Désormais, là, au pied de cette croix, les nouveaux frères et sœurs de Jésus sont constitués en famille, comme enfants du même Père qui est aux cieux. Mais -suprême tendresse- nous sommes aussi les chéris de la même mère, la femme Marie, dans le fécond engendrement de la rédemption, juste avant que s’ouvre le cœur du grand frère pour le baptême de l’Eglise dans le sang et l’eau répandus « pour vous et pour la multitude ».
L’Eglise devient cordiale, l’Eglise devient mariale.


Voici ta mère !
Voici donc l’Eglise, celle qui a reçu tous les cadeaux, pas pour elle seule, mais pour toute l’humanité. Comme des trésors mis à disposition de tous, à commencer par les plus pauvres, ceux qui ont le plus besoin d’être aimés maternellement, peut-être justement parce qu’ils ne sont pas toujours aimables.

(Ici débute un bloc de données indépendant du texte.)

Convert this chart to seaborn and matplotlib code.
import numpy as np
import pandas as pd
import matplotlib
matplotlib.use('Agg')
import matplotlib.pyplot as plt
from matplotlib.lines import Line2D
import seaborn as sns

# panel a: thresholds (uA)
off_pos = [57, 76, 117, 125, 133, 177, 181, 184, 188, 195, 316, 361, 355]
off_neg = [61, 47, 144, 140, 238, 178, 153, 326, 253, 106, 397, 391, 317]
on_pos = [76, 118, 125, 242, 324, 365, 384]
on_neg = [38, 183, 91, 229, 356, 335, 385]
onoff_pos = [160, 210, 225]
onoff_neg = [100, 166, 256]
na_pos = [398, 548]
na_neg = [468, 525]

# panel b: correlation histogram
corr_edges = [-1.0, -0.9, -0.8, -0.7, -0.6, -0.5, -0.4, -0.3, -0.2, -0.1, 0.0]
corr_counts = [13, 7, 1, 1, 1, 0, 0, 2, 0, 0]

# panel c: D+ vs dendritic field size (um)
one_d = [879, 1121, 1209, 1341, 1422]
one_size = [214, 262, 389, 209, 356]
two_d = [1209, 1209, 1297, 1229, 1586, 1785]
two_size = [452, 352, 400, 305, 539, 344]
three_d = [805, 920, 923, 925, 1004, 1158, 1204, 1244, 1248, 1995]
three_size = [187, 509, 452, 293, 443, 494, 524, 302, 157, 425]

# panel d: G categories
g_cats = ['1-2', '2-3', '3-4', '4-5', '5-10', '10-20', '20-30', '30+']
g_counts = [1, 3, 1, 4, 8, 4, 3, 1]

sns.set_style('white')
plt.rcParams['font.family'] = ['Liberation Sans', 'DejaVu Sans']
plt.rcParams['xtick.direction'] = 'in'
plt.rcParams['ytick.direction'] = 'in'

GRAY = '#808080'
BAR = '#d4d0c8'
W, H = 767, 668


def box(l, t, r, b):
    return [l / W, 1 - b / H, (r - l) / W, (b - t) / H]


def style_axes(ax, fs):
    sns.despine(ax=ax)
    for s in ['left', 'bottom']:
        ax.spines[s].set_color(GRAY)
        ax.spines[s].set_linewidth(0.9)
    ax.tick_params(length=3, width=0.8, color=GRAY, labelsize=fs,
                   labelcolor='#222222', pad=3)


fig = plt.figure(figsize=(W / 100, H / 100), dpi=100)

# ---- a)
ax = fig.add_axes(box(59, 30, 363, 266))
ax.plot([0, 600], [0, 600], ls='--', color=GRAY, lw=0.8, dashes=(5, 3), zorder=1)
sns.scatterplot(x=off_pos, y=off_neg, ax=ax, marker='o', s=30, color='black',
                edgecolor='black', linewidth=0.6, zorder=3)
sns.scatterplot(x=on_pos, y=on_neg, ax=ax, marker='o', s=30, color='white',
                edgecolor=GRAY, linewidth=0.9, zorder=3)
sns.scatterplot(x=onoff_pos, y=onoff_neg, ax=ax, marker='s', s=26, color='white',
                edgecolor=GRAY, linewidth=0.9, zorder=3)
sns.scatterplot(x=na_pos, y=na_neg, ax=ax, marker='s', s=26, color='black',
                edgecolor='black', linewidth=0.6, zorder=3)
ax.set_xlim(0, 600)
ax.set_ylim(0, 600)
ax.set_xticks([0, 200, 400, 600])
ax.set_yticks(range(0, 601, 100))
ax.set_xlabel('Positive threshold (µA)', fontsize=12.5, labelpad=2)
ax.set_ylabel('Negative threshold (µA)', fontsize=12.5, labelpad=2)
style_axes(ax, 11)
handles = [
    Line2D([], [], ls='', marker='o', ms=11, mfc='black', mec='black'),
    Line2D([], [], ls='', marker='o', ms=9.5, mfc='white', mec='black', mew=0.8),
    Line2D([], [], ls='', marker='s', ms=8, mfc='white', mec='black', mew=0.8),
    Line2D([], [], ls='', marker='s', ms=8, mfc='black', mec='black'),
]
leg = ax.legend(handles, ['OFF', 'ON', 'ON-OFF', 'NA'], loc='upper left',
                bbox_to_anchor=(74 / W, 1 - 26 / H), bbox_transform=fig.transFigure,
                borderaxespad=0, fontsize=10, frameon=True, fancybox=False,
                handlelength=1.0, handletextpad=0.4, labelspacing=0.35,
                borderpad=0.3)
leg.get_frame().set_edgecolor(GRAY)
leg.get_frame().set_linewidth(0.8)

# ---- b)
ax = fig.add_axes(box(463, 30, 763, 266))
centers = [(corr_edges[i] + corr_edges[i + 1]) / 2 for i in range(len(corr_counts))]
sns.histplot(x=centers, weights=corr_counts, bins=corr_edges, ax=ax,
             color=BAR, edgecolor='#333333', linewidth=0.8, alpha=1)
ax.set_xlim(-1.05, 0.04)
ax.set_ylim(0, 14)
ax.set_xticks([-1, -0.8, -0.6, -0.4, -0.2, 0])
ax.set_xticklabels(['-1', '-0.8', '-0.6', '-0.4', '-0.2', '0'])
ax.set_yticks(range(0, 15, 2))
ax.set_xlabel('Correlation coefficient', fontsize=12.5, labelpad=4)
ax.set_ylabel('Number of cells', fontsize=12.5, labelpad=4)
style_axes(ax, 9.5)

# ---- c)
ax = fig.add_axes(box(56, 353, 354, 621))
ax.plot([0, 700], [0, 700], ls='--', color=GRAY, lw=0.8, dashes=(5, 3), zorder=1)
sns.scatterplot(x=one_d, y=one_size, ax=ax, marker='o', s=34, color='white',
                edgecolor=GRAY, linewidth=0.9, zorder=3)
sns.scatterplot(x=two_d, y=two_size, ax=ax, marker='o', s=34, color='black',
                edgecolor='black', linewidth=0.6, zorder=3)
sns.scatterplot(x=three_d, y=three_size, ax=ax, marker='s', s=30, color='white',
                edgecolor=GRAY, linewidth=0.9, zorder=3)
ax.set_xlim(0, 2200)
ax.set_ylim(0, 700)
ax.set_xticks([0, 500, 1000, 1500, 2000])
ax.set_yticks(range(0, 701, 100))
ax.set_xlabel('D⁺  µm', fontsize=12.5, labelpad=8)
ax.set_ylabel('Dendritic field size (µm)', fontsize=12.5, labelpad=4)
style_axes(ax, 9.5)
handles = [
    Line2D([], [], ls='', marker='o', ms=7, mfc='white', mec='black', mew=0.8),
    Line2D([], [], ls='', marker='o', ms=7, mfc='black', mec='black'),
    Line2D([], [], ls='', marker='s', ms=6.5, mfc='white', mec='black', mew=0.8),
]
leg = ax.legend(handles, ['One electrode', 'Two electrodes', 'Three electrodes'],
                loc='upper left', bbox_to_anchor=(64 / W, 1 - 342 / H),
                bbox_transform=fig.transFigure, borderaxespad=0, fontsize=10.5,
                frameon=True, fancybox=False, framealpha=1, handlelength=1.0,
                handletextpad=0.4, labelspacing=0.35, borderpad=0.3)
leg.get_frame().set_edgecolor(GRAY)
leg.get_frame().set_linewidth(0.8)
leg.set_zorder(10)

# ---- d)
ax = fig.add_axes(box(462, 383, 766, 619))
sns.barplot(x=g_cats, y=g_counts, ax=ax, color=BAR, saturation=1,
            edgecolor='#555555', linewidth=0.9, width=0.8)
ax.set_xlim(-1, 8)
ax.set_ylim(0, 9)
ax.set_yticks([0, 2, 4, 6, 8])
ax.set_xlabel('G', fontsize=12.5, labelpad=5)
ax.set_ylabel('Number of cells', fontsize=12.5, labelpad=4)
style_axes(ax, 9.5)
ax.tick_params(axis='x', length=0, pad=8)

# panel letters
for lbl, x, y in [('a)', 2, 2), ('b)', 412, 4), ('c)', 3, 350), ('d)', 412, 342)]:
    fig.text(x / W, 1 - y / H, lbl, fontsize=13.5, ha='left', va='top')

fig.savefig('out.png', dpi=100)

« Tout est achevé » parce que tout est accompli. Tout est accompli parce que tout est donné. Il a tout remis entre nos mains indignes, à condition qu’elles deviennent simplement mendiantes, avec humilité mais sans humiliation. Que des cadeaux : sa vie par amour, son Esprit pour qu’il y ait du vent divin dans nos voiles d’Eglise, son corps et son sang eucharistiques, et même Marie, une femme, pour qu’il y ait au milieu de nous une mère au cœur universel comme le sien. « A partir de cette heure-là, le disciple la prit chez lui. »

Voici !
Deux fois par Pilate, deux fois par Jésus. Dans cet affrontement entre deux pouvoirs, celui de la force et celui de l’amour, ce n’est pas match nul, ce n’est pas deux à deux. Car l’homme –tout homme-, le roi –le Christ Roi-, la femme éplorée au pied de la croix et l’Eglise-disciple qui recueille l’eau et le sang : tout cela, tous ceux-là sont des promis à la résurrection. Juste un peu de patience. La rumeur de Pâques monte déjà à l’horizon, qui va tout faire basculer dans la victoire de la vie par amour. Un seul gagnant, pour nous, avec nous, quatre à zéro : le crucifié ressuscité.